Sunday, December 25, 2011
My fabulous, gorgeous, talented, youthful, vibrant, funny, caring and all-around wonderful sister, Cathy, was nice enough to invite me for Christmas breakfast. Of course, I wanted to make something to bring to the table, but couldn't think of anything. Then I saw Ina Garten making these little gems, and I immediately knew they'd be PERFECT! They're special enough for holiday, but simple enough for any day of the year. And they're SO tasty! Try e'm!
Btw, when I told Cathy that I was bringing a little baked something, she said "You didn't need to do that!" And to that I replied, "Well, actually, yes, I did. Thanx." I don't think she'll ever know how much her invitation meant to me. Thanx, Sister. And Merry Christmas :)
12 tablespoons (1 1/2 sticks) unsalted butter at room temperature
1/3 cup light brown sugar, lightly packed
1/2 cup pecans, chopped in very large pieces
1 package (17.3 ounces/ 2 sheets) frozen puff pastry, defrosted
For the filling:
2 tablespoon unsalted butter, melted and cooled
2/3 cup light brown sugar, lightly packed
3 teaspoons ground cinnamon
1/2 cup cranberries
1/2 cup white raisins
Preheat the oven to 400 degrees f. Place
a 12-cup standard muffin tin on a sheet pan lined with parchment paper. In the bowl of an electric mixer fitted with the paddle attachment, combine 12
tablespoons of butter and 1/3 cup brown sugar. Place 1 rounded tablespoon of the
mixture in each of the 12 muffin cups. Distribute the pecans evenly among the 12
muffin cups on top of the butter and sugar mixture.
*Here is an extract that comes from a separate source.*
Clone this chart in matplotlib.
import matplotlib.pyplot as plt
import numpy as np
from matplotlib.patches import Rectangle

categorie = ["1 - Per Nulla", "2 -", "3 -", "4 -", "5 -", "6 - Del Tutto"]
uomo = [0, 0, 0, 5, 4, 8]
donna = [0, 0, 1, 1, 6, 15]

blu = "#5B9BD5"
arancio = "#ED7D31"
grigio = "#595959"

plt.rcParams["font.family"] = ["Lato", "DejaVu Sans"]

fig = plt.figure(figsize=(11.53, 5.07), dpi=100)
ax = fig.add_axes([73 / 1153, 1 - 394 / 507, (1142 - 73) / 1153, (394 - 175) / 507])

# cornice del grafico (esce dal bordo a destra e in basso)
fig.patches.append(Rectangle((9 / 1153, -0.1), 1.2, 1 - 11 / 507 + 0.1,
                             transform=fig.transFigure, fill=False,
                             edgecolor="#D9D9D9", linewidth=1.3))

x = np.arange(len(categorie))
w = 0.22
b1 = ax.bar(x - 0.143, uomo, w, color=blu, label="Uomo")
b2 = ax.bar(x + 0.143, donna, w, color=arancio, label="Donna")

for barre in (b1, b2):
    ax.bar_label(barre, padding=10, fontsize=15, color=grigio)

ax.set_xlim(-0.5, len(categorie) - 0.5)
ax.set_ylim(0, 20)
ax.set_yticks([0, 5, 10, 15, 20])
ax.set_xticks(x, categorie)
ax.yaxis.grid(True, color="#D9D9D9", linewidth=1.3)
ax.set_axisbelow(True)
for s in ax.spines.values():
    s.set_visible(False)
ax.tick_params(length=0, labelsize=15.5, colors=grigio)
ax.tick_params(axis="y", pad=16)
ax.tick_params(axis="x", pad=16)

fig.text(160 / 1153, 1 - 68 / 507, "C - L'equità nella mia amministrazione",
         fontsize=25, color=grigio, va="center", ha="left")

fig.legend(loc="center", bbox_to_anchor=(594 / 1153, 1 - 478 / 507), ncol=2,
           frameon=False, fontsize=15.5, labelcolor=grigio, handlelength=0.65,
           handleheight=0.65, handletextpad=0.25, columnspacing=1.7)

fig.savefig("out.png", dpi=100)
Lightly flour a wooden board or stone surface. Unfold one sheet of puff pastry with
the folds going left to right. Brush the whole sheet with 1 tablespoon of the melted
butter. Leaving a 1-inch border on the puff pastry, sprinkle each sheet with 1/3 cup
of brown sugar, 1 1/2 teaspoons of the cinnamon, 1/4 cup of the cranberries and 1/4
cup of the raisins. Starting with the end nearest you, roll the pastry up snugly like
a jelly roll around the filling, finishing the roll with the seam-side down. Trim the
ends of the roll about 1/2 inch and discard. Slice the roll in 6 equal pieces, about 1
1/2 inches each. Place each piece, spiral side up, in 6 of the muffin cups. Repeat
with the second sheet of puff pastry to make 12 sticky buns.
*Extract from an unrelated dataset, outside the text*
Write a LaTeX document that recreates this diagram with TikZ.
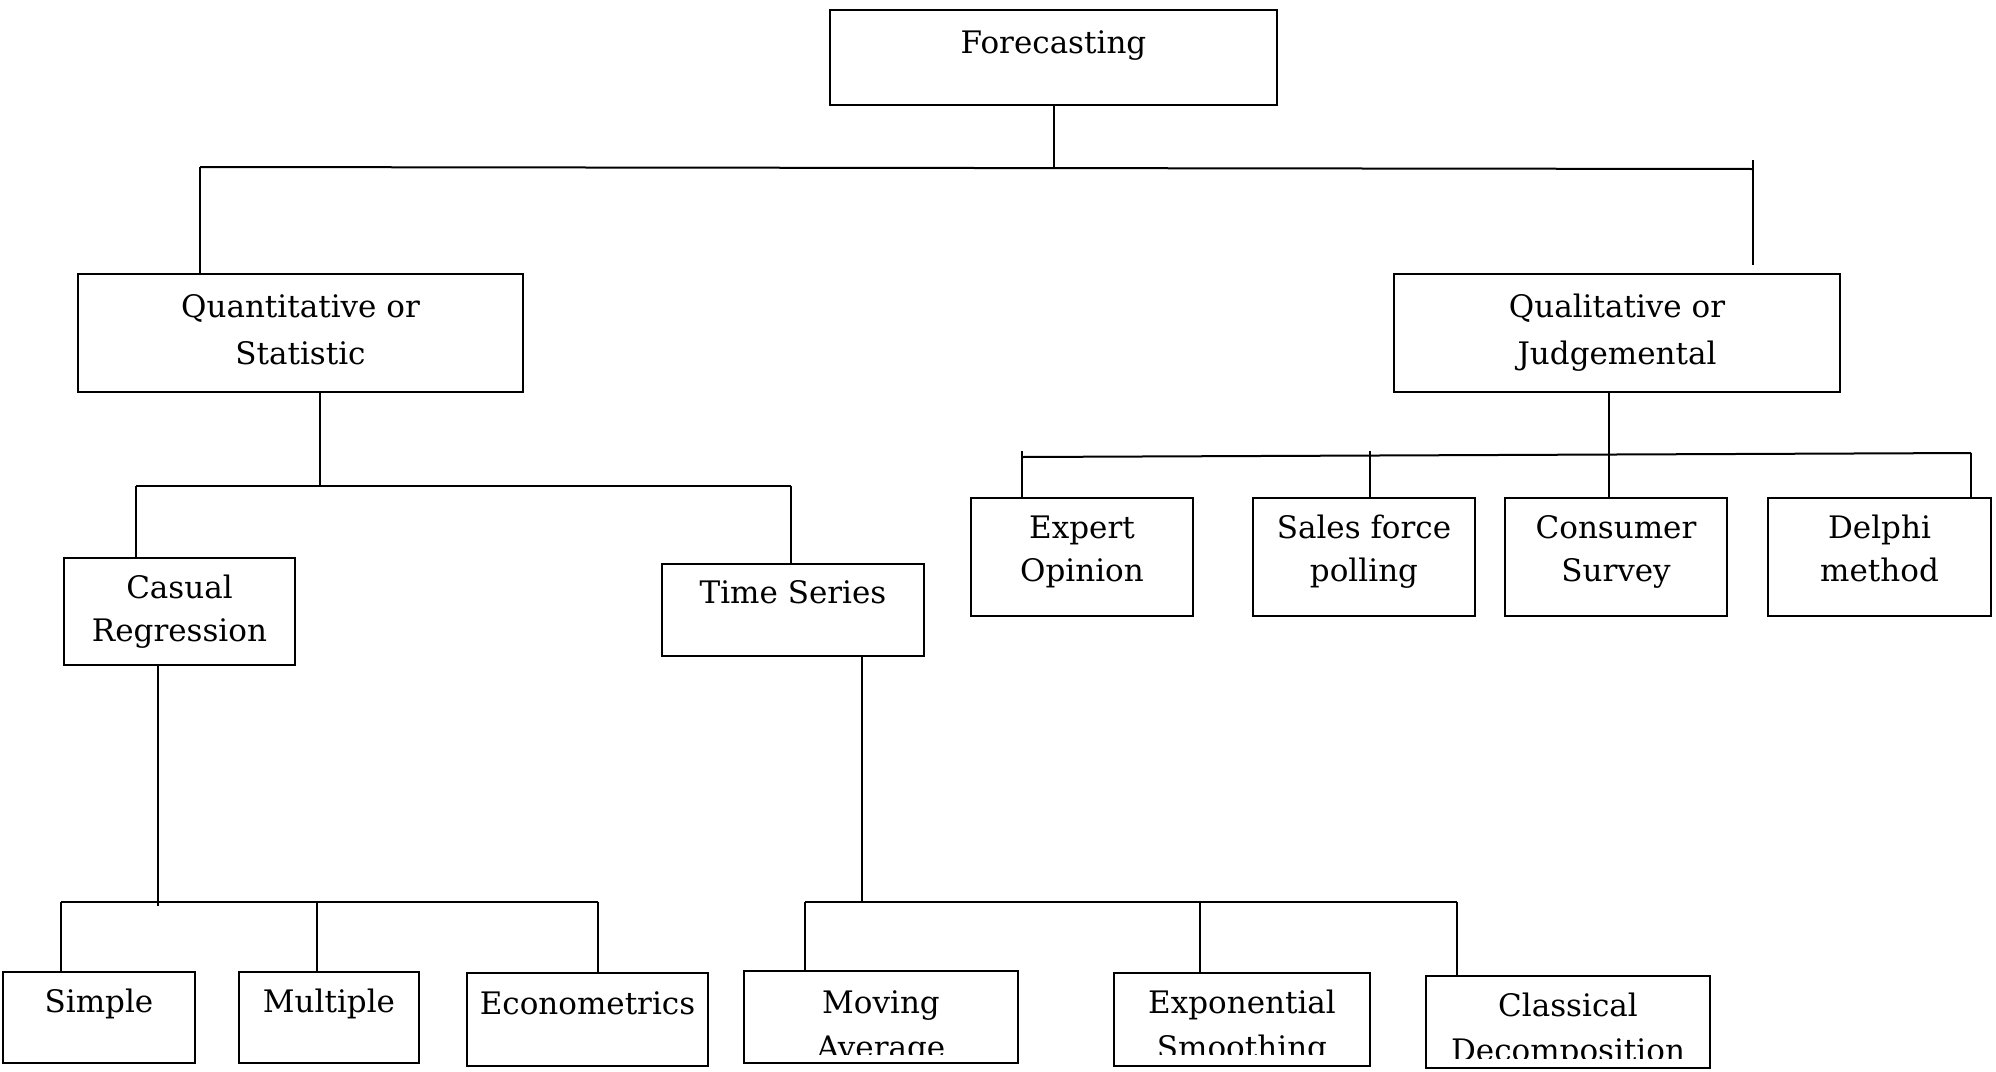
\documentclass[tikz,border=0pt]{standalone}
\usepackage{fontspec}
\setmainfont{DejaVu Serif}
\begin{document}
\begin{tikzpicture}[x=1pt,y=-1pt,
  box/.style={draw,line width=2.2pt,inner sep=0pt},
  conn/.style={line width=2pt},
  txt/.style={anchor=base,inner sep=0pt,font=\fontsize{31}{47}\selectfont}]
\useasboundingbox (0,0) rectangle (1996,1071);
% boxes
\node[box,minimum width=447,minimum height=95] (fc) at (1053.5,57.5) {};
\node[box,minimum width=445,minimum height=118] (quant) at (300.5,333) {};
\node[box,minimum width=446,minimum height=118] (qual) at (1617,333) {};
\node[box,minimum width=231,minimum height=107] (casual) at (179.5,611.5) {};
\node[box,minimum width=262,minimum height=92] (ts) at (793,610) {};
\node[box,minimum width=222,minimum height=118] (expert) at (1082,557) {};
\node[box,minimum width=222,minimum height=118] (sales) at (1364,557) {};
\node[box,minimum width=222,minimum height=118] (consumer) at (1616,557) {};
\node[box,minimum width=223,minimum height=118] (delphi) at (1879.5,557) {};
\node[box,minimum width=192,minimum height=91] (simple) at (99,1017.5) {};
\node[box,minimum width=180,minimum height=91] (multiple) at (329,1017.5) {};
\node[box,minimum width=241,minimum height=93] (econ) at (587.5,1019.5) {};
\node[box,minimum width=274,minimum height=92] (moving) at (881,1017) {};
\node[box,minimum width=256,minimum height=93] (expo) at (1242,1019.5) {};
\node[box,minimum width=284,minimum height=92] (classical) at (1568,1022) {};
% texts
\node[txt] (tfc) at (1053.5,53) {Forecasting};
\node[txt] (tq1) at (300.5,317) {Quantitative or};
\node[txt] (tq2) at (300.5,364) {Statistic};
\node[txt] (tl1) at (1617,317) {Qualitative or};
\node[txt] (tl2) at (1617,364) {Judgemental};
\node[txt] (tc1) at (179.5,598) {Casual};
\node[txt] (tc2) at (179.5,641) {Regression};
\node[txt] (tts) at (793,603) {Time Series};
\node[txt] (te1) at (1082,538) {Expert};
\node[txt] (te2) at (1082,581) {Opinion};
\node[txt] (ts1) at (1364,538) {Sales force};
\node[txt] (ts2) at (1364,581) {polling};
\node[txt] (tu1) at (1616,538) {Consumer};
\node[txt] (tu2) at (1616,581) {Survey};
\node[txt] (td1) at (1879.5,538) {Delphi};
\node[txt] (td2) at (1879.5,581) {method};
\node[txt] (tsi) at (99,1012) {Simple};
\node[txt] (tmu) at (329,1012) {Multiple};
\node[txt] (tec) at (587.5,1014) {Econometrics};
\node[txt] (tm1) at (881,1013) {Moving};
\node[txt] (tx1) at (1242,1013) {Exponential};
\node[txt] (tk1) at (1568,1016) {Classical};
\begin{scope}
\clip (744,1025) rectangle (1018,1054);
\node[txt] (tm2) at (881,1058) {Average};
\end{scope}
\begin{scope}
\clip (1114,1025) rectangle (1370,1054);
\node[txt] (tx2) at (1242,1058) {Smoothing};
\end{scope}
\begin{scope}
\clip (1426,1025) rectangle (1710,1058);
\node[txt] (tk2) at (1568,1061) {Decomposition};
\end{scope}
% connectors: top level
\coordinate (barL) at (200,167);
\coordinate (barR) at (1753,169);
\coordinate (rtop) at (1753,160);
\coordinate (rbot) at (1753,265);
\draw[conn] (barL) -- (barR);
\draw[conn] (fc.south) -- (fc.south |- 0,168);
\draw[conn] (barL) -- (barL |- quant.north);
\draw[conn] (rtop) -- (rbot);
% quantitative
\coordinate (q2) at (320,486);
\coordinate (b2L) at (136,486);
\coordinate (b2R) at (791,486);
\draw[conn] (q2 |- quant.south) -- (q2);
\draw[conn] (b2L) -- (b2R);
\draw[conn] (b2L) -- (b2L |- casual.north);
\draw[conn] (b2R) -- (b2R |- ts.north);
% casual regression
\coordinate (c3) at (158,906);
\coordinate (b3L) at (61,902);
\coordinate (b3M) at (317,902);
\coordinate (b3R) at (598,902);
\draw[conn] (c3 |- casual.south) -- (c3);
\draw[conn] (b3L) -- (b3R);
\draw[conn] (b3L) -- (b3L |- simple.north);
\draw[conn] (b3M) -- (b3M |- multiple.north);
\draw[conn] (b3R) -- (b3R |- econ.north);
% time series
\coordinate (t3) at (862,902);
\coordinate (b4L) at (805,902);
\coordinate (b4M) at (1200,902);
\coordinate (b4R) at (1457,902);
\draw[conn] (t3 |- ts.south) -- (t3);
\draw[conn] (b4L) -- (b4R);
\draw[conn] (b4L) -- (b4L |- moving.north);
\draw[conn] (b4M) -- (b4M |- expo.north);
\draw[conn] (b4R) -- (b4R |- classical.north);
% qualitative
\coordinate (l5) at (1609,455);
\coordinate (b5L) at (1022,457);
\coordinate (b5R) at (1971,453);
\coordinate (e5) at (1022,451);
\coordinate (s5) at (1370,451);
\draw[conn] (l5 |- qual.south) -- (l5 |- consumer.north);
\draw[conn] (b5L) -- (b5R);
\draw[conn] (e5) -- (e5 |- expert.north);
\draw[conn] (s5) -- (s5 |- sales.north);
\draw[conn] (b5R) -- (b5R |- delphi.north);
\end{tikzpicture}
\end{document}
Bake for 30 minutes, until the sticky buns are golden to dark brown on top and firm to
the touch. Allow to cool for 5 minutes only, invert the buns onto the parchment paper, (ease the filling and pecans out onto the buns with a spoon) and cool completely.
If you're not a fan of pecans, just swap them out for any other nuts that you like, or simply omit them altogether. The same thing goes for the raisins and cranberries. If you're not a fan, just leave 'em out!